Billy Woolfolk (“More rent discrimination woes,” July 30) advises McCaffery to “find the moral courage to understand” the injustice of racial discrimination when race was not the point of her original letter. The point was being misfits. cCaffery’s willingness to speak up seems to demonstrate plenty of moral courage, as well as honesty and accuracy. I would recommend Woolfolk find some moral courage of his own.
McCaffery’s detractors seem more concerned with the propriety of her remarks and the extreme positions that her remarks can support than with the accuracy of her remarks. Her observation is accurate, and we should revel in it rather than run from it.
Published on Sunday, August 3, 1997 as “Revel in being a misfit.”

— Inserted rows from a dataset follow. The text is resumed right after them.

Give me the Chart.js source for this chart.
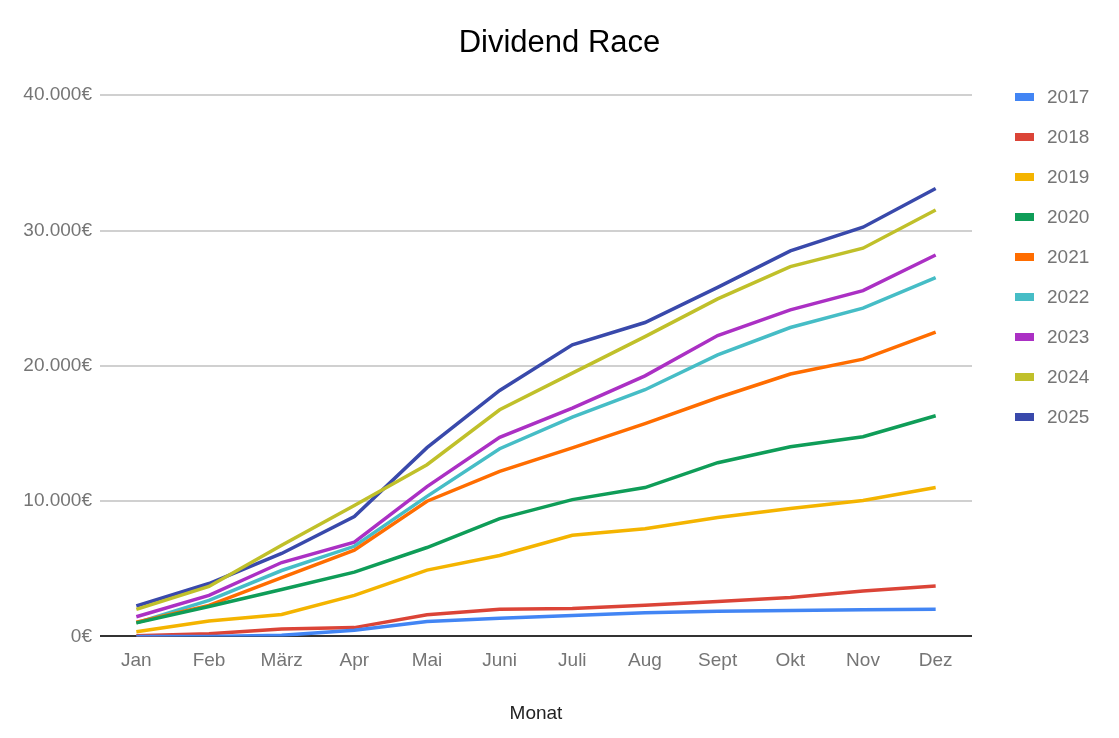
<!DOCTYPE html>
<html>
<head>
<meta charset="utf-8">
<script src="https://cdn.jsdelivr.net/npm/chart.js@4"></script>
<style>
  html, body { margin: 0; padding: 0; background: #fff; }
  #wrap { position: relative; width: 1119px; height: 738px; }
  #legend { position: absolute; left: 1015px; top: 86px; font-family: "Liberation Sans", Arial, sans-serif; font-size: 19px; line-height: 22px; color: #757575; }
  #legend div { height: 40px; display: flex; align-items: flex-start; }
  #legend span.box { display: inline-block; width: 19px; height: 8px; margin-top: 7px; margin-right: 13px; }
</style>
</head>
<body>
<div id="wrap">
  <canvas id="canvas" width="1119" height="738"></canvas>
  <div id="legend"></div>
</div>
<script>
(function () {
    var months = ['Jan', 'Feb', 'März', 'Apr', 'Mai', 'Juni', 'Juli', 'Aug', 'Sept', 'Okt', 'Nov', 'Dez'];
    var years = ['2017', '2018', '2019', '2020', '2021', '2022', '2023', '2024', '2025'];
    var colors = ['#4285F4', '#DB4437', '#F4B400', '#0F9D58', '#FF6D00', '#46BDC6', '#AB30C4', '#C0C02A', '#3949AB'];

    var y2017 = [0, 0, 80, 450, 1100, 1350, 1550, 1750, 1850, 1920, 1970, 2000];
    var y2018 = [50, 200, 550, 650, 1600, 2000, 2070, 2310, 2580, 2870, 3350, 3720];
    var y2019 = [350, 1130, 1620, 3030, 4900, 5980, 7480, 7950, 8780, 9450, 10040, 11000];
    var y2020 = [1000, 2210, 3470, 4750, 6570, 8710, 10110, 11000, 12840, 14020, 14760, 16310];
    var y2021 = [1050, 2290, 4350, 6370, 9990, 12200, 13930, 15720, 17640, 19390, 20490, 22490];
    var y2022 = [1000, 2660, 4870, 6660, 10350, 13870, 16210, 18230, 20810, 22830, 24260, 26520];
    var y2023 = [1450, 3030, 5460, 6960, 11070, 14710, 16880, 19260, 22240, 24130, 25560, 28190];
    var y2024 = [2000, 3690, 6740, 9670, 12690, 16750, 19460, 22160, 24950, 27330, 28690, 31510];
    var y2025 = [2250, 3910, 6130, 8860, 13950, 18180, 21550, 23200, 25800, 28490, 30240, 33110];

    var series = [y2017, y2018, y2019, y2020, y2021, y2022, y2023, y2024, y2025];
    var font = "'Liberation Sans', Arial, sans-serif";

    function euro(v) {
        return String(v).replace(/\B(?=(\d{3})+(?!\d))/g, '.') + '€';
    }

    var datasets = series.map(function (data, i) {
        return {
            label: years[i],
            data: data,
            borderColor: colors[i],
            backgroundColor: colors[i],
            borderWidth: 3.5,
            pointRadius: 0,
            tension: 0,
            fill: false
        };
    });

    var ctx = document.getElementById('canvas').getContext('2d');
    var chart = new Chart(ctx, {
        type: 'line',
        data: { labels: months, datasets: datasets },
        options: {
            responsive: false,
            animation: false,
            layout: { padding: 0 },
            plugins: {
                legend: { display: false },
                tooltip: { enabled: false },
                title: {
                    display: true,
                    text: 'Dividend Race',
                    color: '#000',
                    font: { family: font, size: 31, weight: 'normal' },
                    padding: { top: 25, bottom: 33 }
                }
            },
            scales: {
                x: {
                    offset: true,
                    grid: { display: false, drawTicks: false },
                    border: { display: false },
                    ticks: { color: '#757575', font: { family: font, size: 19 }, padding: 13, maxRotation: 0 },
                    title: {
                        display: true,
                        text: 'Monat',
                        color: '#222',
                        font: { family: font, size: 19 },
                        padding: { top: 17, bottom: 13 }
                    }
                },
                y: {
                    min: 0,
                    max: 40000,
                    ticks: { stepSize: 10000, color: '#757575', font: { family: font, size: 19 }, padding: 8, callback: euro },
                    grid: {
                        drawTicks: false,
                        lineWidth: 2,
                        color: function (c) { return c.tick && c.tick.value === 0 ? '#333' : '#d0d0d0'; }
                    },
                    border: { display: false },
                    afterFit: function (scale) { scale.width = 100; }
                },
                spacer: {
                    position: 'right',
                    display: true,
                    grid: { display: false, drawTicks: false },
                    border: { display: false },
                    ticks: { display: false },
                    afterFit: function (scale) { scale.width = 147; }
                }
            }
        }
    });

    var legendEl = document.getElementById('legend');
    chart.data.datasets.forEach(function (ds) {
        var row = document.createElement('div');
        var box = document.createElement('span');
        box.className = 'box';
        box.style.background = ds.borderColor;
        row.appendChild(box);
        row.appendChild(document.createTextNode(ds.label));
        legendEl.appendChild(row);
    });
})();
</script>
</body>
</html>
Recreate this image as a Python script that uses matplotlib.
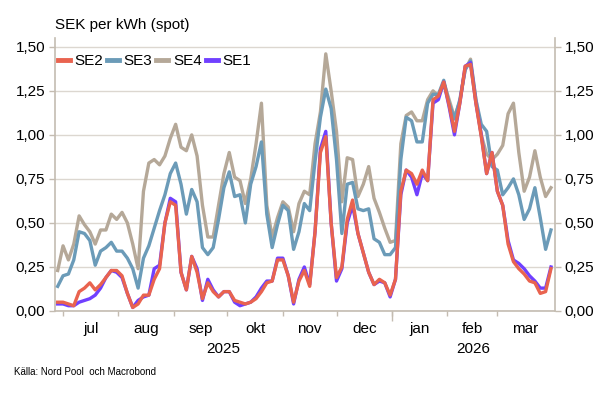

I thought of Susan McCaffery again in August 2009 when I read Satsuo Matsumoto’s letter “Left keeps trying to disgrace Japan”(Thursday, August 9, 2009). In that letter, proposing historical revisionism, the writer accused readers of The Japan Times as being “retarded aliens.” He did not identify foreigners as the readers of the paper that he was calling retarded aliens, and in fact the majority of readers of The Japan Times are Japanese, not foreigners. But the phrase struck me as akin to the “Misfit foreigners in Japan.” The 2009 writer Matsumoto complained about the misfit ideas of people who blame Japan for starting the Second World War in Asia and the Pacific. So that could include all the Japanese readers as well as the foreign readers, but it is easy for me to imagine Matsumoto thinking of foreigners as the most likely “retarded aliens.”